**EXERCISE PROMPT:**
Everything in the listing below from the line containing "Give me the matplotlib source for this chart." through the line containing "from matplotlib.ticker import MultipleLocator" should be repeated exactly; leave out every other line.

**EXERCISE MATERIAL:**
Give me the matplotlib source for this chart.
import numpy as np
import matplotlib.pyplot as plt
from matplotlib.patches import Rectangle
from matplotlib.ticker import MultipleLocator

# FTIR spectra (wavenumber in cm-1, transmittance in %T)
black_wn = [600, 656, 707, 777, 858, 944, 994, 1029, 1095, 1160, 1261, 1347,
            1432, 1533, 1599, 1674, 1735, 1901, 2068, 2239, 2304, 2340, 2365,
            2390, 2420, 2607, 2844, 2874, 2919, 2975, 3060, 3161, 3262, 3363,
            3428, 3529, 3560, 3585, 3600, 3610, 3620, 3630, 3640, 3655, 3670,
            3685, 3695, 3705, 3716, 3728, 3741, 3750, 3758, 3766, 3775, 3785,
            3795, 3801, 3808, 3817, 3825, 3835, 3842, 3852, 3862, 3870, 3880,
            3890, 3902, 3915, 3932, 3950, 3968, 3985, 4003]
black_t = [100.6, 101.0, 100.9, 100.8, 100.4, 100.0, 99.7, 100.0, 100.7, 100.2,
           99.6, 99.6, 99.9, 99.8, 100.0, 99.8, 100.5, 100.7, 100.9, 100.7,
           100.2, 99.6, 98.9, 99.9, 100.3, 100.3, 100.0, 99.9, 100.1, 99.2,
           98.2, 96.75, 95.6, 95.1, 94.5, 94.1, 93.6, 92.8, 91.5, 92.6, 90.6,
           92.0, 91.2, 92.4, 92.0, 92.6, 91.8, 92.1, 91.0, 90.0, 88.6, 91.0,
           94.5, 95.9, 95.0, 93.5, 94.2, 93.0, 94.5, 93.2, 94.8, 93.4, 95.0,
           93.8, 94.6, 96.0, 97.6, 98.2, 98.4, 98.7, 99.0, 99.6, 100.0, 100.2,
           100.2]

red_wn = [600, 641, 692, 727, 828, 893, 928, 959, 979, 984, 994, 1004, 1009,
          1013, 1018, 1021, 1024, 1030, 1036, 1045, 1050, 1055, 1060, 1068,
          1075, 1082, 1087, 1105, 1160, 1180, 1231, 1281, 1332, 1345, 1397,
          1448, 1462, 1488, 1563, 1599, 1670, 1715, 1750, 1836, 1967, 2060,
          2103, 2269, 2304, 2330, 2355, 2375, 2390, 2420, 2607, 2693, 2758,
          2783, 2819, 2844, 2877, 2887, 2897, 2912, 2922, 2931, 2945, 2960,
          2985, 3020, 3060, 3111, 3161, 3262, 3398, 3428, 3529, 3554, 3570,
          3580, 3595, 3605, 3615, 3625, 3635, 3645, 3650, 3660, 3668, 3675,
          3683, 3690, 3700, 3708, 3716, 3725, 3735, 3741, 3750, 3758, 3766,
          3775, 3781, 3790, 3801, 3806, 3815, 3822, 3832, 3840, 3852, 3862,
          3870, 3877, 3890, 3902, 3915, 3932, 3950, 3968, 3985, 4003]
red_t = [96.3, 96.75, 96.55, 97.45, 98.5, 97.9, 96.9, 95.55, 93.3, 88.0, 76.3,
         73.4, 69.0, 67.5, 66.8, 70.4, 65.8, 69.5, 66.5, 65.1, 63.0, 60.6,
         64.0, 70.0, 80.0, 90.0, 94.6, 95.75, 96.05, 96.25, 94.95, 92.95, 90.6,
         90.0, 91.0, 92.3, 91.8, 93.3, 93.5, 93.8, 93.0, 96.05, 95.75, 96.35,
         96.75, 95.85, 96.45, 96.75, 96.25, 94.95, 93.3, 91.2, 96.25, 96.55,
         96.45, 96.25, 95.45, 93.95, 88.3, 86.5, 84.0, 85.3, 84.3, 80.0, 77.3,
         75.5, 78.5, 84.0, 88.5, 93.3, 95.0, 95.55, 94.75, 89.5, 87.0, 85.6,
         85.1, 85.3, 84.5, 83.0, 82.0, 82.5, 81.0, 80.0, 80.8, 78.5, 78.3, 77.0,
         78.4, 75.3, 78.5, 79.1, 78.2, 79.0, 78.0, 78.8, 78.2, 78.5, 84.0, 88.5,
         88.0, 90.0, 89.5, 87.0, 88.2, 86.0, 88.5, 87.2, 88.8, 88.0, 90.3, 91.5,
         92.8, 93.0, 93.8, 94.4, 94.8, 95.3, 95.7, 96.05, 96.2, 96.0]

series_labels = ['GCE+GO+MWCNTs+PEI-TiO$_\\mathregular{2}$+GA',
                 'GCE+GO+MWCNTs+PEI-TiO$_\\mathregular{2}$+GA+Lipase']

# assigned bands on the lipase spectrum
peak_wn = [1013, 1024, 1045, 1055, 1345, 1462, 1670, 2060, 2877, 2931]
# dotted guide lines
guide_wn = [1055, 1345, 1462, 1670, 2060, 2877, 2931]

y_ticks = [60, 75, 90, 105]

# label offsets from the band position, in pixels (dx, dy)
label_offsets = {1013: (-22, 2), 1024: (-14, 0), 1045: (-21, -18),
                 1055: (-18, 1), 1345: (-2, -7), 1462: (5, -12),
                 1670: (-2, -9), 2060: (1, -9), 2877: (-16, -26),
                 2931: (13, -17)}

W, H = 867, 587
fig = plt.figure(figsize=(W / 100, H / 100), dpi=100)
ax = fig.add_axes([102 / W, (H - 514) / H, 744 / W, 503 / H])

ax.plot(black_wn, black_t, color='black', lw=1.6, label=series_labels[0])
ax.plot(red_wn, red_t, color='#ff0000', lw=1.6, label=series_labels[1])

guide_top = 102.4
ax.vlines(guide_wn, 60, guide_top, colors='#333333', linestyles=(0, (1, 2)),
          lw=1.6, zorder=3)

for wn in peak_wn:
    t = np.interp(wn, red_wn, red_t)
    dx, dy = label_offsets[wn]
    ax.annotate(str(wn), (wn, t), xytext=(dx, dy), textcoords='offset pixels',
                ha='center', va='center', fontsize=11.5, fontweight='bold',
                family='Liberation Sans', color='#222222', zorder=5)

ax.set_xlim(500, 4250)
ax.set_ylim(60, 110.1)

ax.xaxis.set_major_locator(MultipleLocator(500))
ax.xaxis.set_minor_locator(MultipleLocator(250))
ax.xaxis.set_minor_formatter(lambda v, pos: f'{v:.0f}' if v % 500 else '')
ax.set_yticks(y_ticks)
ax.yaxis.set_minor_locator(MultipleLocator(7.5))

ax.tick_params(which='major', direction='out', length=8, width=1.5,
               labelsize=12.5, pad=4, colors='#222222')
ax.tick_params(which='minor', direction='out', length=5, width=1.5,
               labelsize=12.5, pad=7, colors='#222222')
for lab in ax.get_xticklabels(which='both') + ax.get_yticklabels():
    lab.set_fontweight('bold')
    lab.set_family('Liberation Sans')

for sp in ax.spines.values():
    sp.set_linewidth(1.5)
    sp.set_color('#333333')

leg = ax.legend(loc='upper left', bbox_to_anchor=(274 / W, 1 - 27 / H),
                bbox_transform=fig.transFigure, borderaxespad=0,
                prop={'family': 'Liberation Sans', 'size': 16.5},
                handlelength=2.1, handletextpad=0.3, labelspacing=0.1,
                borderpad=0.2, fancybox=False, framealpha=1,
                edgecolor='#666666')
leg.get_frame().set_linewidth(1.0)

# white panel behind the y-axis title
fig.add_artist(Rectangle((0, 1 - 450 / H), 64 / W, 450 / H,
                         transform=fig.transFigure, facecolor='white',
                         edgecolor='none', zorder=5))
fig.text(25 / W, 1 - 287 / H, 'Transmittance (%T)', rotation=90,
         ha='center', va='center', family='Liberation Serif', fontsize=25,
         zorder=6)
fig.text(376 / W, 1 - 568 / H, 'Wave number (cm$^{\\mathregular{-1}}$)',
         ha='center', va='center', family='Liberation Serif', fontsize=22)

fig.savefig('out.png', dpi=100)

...

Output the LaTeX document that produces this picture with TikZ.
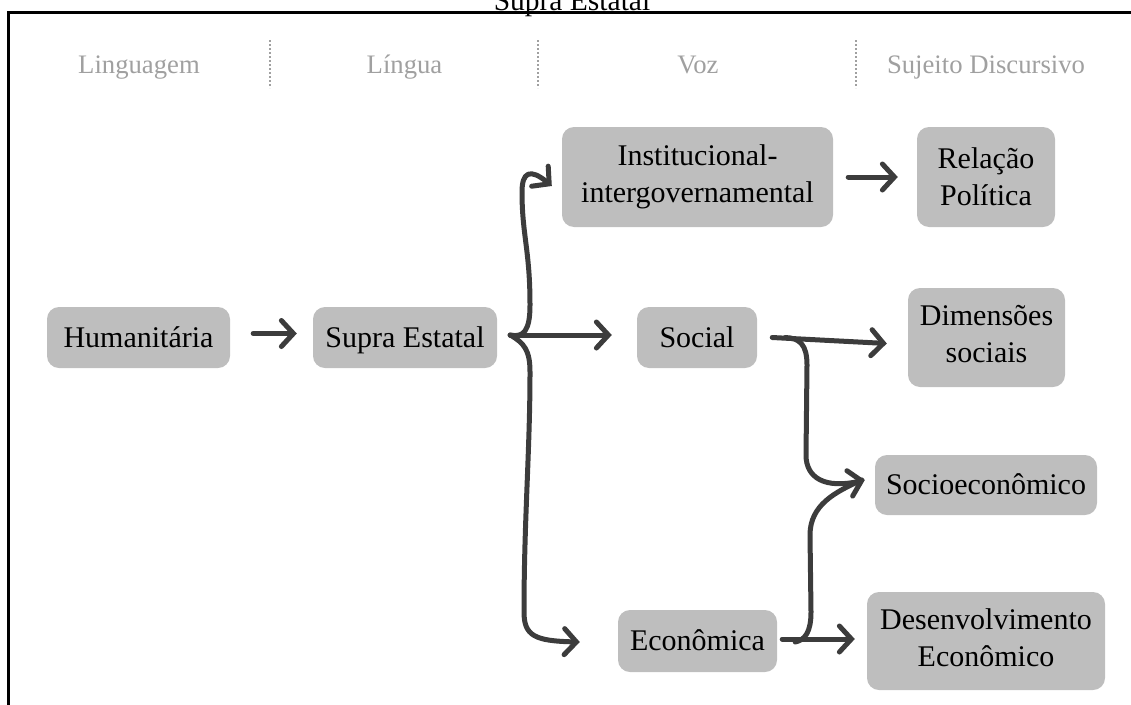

**WRITTEN SOLUTION:**
Give me the matplotlib source for this chart.
import numpy as np
import matplotlib.pyplot as plt
from matplotlib.patches import Rectangle
from matplotlib.ticker import MultipleLocator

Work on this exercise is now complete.